"""
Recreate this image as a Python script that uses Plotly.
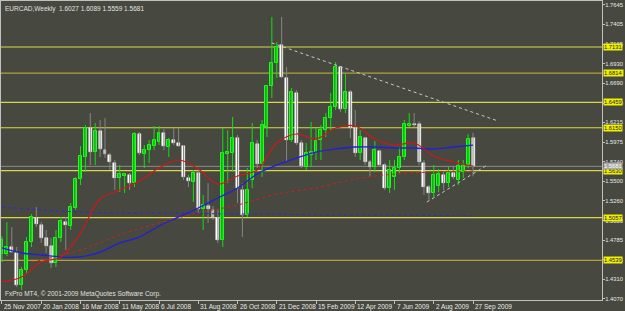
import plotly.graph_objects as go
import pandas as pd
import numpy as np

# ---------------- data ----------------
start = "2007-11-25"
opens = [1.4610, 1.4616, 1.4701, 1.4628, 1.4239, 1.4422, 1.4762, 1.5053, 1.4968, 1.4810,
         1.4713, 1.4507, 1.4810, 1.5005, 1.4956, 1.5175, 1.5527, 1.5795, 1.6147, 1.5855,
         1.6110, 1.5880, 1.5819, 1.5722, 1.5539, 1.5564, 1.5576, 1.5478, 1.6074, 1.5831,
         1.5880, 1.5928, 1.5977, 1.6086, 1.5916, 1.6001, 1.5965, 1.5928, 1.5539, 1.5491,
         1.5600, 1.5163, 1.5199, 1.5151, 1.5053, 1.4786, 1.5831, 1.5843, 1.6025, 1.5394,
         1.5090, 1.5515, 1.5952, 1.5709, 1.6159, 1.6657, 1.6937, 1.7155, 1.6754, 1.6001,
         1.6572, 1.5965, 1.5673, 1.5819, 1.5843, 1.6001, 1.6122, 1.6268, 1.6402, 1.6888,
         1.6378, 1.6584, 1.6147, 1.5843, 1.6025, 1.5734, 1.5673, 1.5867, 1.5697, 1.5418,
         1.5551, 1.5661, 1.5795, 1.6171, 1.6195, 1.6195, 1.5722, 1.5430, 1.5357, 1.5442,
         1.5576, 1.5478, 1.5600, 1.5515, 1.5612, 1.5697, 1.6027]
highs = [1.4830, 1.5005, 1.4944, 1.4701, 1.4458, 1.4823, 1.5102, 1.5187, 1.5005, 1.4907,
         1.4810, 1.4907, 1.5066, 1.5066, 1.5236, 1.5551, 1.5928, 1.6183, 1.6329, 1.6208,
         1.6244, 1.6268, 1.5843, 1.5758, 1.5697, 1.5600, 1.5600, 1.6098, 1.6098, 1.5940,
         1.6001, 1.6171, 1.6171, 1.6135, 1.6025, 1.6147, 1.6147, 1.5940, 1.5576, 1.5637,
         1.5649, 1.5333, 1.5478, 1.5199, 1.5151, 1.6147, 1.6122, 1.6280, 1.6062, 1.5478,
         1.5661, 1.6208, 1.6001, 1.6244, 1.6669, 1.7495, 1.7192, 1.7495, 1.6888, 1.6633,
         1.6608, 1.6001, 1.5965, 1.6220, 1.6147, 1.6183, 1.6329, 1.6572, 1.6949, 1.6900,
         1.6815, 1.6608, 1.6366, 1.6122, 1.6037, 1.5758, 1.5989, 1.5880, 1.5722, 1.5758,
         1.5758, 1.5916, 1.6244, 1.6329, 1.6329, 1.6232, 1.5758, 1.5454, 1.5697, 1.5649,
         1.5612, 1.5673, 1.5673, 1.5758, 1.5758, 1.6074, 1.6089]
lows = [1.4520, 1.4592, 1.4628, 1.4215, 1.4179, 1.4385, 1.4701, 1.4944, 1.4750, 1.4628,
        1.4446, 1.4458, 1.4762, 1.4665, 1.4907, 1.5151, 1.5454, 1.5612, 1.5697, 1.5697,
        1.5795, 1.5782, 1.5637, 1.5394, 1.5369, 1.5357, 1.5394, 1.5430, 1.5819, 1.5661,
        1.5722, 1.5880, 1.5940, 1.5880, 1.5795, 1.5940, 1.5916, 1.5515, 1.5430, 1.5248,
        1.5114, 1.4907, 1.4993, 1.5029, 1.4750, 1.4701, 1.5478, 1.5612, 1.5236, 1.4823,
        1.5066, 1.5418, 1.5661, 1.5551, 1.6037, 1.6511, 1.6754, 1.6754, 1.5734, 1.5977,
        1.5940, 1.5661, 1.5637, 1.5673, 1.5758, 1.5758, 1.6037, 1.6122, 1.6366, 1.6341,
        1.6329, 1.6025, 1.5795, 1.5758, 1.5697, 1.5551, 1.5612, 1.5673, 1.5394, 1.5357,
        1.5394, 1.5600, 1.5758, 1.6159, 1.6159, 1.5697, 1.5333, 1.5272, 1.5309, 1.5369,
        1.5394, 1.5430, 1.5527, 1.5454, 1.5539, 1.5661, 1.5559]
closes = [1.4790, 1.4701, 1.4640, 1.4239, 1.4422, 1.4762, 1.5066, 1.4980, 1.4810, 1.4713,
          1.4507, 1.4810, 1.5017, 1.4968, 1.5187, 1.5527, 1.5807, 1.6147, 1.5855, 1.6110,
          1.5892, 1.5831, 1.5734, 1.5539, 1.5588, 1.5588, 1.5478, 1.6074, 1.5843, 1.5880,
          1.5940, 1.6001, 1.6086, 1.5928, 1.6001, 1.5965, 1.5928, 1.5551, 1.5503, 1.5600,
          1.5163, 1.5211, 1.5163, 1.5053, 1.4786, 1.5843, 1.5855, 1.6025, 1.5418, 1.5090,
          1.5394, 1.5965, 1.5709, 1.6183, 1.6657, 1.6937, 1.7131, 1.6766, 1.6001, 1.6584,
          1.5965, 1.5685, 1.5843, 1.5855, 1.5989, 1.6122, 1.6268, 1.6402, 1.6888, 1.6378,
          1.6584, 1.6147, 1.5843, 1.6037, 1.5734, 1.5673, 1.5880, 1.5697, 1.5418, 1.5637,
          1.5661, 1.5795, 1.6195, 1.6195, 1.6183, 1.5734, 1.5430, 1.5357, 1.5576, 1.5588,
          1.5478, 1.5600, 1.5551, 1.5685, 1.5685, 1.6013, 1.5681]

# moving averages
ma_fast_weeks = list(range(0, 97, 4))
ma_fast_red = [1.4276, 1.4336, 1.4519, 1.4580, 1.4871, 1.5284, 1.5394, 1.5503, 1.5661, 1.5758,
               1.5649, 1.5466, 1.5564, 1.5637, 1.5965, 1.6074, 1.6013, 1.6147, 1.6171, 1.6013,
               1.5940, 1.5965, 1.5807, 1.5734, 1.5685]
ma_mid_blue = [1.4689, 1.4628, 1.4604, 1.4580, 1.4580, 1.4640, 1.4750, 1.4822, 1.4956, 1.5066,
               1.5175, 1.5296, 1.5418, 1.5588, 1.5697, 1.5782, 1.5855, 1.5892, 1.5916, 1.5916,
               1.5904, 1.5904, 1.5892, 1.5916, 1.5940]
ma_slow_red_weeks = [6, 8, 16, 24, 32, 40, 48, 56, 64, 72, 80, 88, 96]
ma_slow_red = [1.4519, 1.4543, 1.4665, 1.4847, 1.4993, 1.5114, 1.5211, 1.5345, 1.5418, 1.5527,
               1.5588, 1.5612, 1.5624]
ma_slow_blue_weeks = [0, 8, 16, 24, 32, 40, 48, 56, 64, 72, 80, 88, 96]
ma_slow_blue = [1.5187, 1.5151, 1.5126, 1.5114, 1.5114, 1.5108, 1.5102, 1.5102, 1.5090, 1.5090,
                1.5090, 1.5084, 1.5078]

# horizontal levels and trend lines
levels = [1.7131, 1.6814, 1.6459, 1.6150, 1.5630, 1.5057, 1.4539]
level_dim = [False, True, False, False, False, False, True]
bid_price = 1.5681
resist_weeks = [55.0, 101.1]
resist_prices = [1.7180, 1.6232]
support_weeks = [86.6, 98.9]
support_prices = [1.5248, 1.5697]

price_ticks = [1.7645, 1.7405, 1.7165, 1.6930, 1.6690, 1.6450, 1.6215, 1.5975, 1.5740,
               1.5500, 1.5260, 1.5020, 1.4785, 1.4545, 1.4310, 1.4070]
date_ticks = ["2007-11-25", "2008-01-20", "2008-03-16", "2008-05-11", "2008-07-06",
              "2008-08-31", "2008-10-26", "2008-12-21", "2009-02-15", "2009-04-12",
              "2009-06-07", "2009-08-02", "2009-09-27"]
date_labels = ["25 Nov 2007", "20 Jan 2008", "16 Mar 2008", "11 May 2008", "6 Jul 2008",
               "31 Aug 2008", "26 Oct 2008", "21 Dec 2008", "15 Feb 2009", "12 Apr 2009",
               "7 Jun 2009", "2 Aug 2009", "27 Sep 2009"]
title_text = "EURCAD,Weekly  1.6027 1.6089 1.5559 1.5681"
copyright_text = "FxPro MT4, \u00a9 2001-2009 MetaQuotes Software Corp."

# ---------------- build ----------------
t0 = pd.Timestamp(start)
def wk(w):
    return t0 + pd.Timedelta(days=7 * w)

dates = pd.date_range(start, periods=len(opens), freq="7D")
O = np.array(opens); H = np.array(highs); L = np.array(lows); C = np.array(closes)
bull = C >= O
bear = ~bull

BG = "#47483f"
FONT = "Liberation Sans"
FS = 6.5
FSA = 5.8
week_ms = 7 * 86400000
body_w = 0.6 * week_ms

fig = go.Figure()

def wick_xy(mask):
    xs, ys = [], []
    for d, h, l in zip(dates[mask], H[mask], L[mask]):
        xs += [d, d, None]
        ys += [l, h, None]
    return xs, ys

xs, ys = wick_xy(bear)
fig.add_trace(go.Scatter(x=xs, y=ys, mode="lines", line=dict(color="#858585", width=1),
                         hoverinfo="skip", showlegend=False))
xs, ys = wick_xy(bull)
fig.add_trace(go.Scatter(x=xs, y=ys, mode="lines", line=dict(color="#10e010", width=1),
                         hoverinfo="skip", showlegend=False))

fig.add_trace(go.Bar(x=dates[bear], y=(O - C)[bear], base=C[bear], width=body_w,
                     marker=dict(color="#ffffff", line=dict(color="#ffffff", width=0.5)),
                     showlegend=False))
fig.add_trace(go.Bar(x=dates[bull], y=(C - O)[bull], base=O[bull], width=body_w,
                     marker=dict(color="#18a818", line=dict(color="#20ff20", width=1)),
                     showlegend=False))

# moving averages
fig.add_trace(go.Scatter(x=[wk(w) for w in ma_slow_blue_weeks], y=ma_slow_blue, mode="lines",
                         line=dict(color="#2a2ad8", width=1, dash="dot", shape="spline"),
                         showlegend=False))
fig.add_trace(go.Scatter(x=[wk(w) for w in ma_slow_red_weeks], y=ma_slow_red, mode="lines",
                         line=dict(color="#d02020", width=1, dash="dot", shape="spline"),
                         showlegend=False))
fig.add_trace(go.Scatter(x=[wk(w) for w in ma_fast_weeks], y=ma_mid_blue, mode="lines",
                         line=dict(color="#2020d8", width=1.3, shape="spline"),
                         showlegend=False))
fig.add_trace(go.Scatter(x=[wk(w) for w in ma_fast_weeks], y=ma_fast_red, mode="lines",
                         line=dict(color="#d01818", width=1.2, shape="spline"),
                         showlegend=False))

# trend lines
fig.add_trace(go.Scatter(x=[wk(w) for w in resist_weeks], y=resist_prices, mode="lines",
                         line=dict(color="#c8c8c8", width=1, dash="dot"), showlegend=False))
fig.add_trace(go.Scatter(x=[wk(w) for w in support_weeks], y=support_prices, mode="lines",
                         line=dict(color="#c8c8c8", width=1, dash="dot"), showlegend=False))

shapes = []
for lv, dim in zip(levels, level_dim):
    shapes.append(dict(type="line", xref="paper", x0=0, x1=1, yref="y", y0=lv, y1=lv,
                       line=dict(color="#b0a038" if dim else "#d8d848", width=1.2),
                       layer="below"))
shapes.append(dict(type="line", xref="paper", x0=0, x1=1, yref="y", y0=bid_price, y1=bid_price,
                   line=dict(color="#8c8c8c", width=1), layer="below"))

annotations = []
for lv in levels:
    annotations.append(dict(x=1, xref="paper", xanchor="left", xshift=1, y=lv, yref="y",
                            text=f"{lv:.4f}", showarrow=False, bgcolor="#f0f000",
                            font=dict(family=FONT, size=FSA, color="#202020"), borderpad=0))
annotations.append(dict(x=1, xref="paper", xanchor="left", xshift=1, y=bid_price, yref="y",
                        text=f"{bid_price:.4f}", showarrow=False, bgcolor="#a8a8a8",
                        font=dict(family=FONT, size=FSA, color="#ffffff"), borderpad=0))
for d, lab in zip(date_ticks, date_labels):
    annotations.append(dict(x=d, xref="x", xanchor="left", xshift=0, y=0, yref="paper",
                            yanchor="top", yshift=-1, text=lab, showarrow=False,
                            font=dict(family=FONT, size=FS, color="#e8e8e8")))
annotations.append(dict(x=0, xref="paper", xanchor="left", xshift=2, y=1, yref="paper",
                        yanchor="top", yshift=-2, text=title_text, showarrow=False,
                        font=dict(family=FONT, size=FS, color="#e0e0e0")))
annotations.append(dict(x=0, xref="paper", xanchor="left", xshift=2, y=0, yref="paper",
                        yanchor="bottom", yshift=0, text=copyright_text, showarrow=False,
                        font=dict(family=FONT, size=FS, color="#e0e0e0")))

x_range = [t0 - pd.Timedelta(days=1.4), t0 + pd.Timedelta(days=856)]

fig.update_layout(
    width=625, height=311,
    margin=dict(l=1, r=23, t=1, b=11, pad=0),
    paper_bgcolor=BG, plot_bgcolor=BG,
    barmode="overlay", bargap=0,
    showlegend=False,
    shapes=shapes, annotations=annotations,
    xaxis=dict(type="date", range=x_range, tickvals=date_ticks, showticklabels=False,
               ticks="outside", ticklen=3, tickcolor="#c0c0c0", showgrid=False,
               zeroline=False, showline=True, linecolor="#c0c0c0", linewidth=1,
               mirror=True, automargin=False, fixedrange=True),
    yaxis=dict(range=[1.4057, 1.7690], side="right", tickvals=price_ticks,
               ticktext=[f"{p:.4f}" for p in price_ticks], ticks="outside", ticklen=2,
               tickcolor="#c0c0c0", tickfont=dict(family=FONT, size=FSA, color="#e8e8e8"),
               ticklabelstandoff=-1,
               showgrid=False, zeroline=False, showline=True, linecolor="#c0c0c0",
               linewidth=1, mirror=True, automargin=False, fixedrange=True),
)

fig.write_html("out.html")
"""
- WRITTEN REQUEST:
Take the lines from the start of the material to the line with "import numpy as np", both included, and transcribe them exactly without the pictures.

- SOLUTION TO THIS EXERCISE:
Recreate this image as a Python script that uses Plotly.
import plotly.graph_objects as go
import pandas as pd
import numpy as np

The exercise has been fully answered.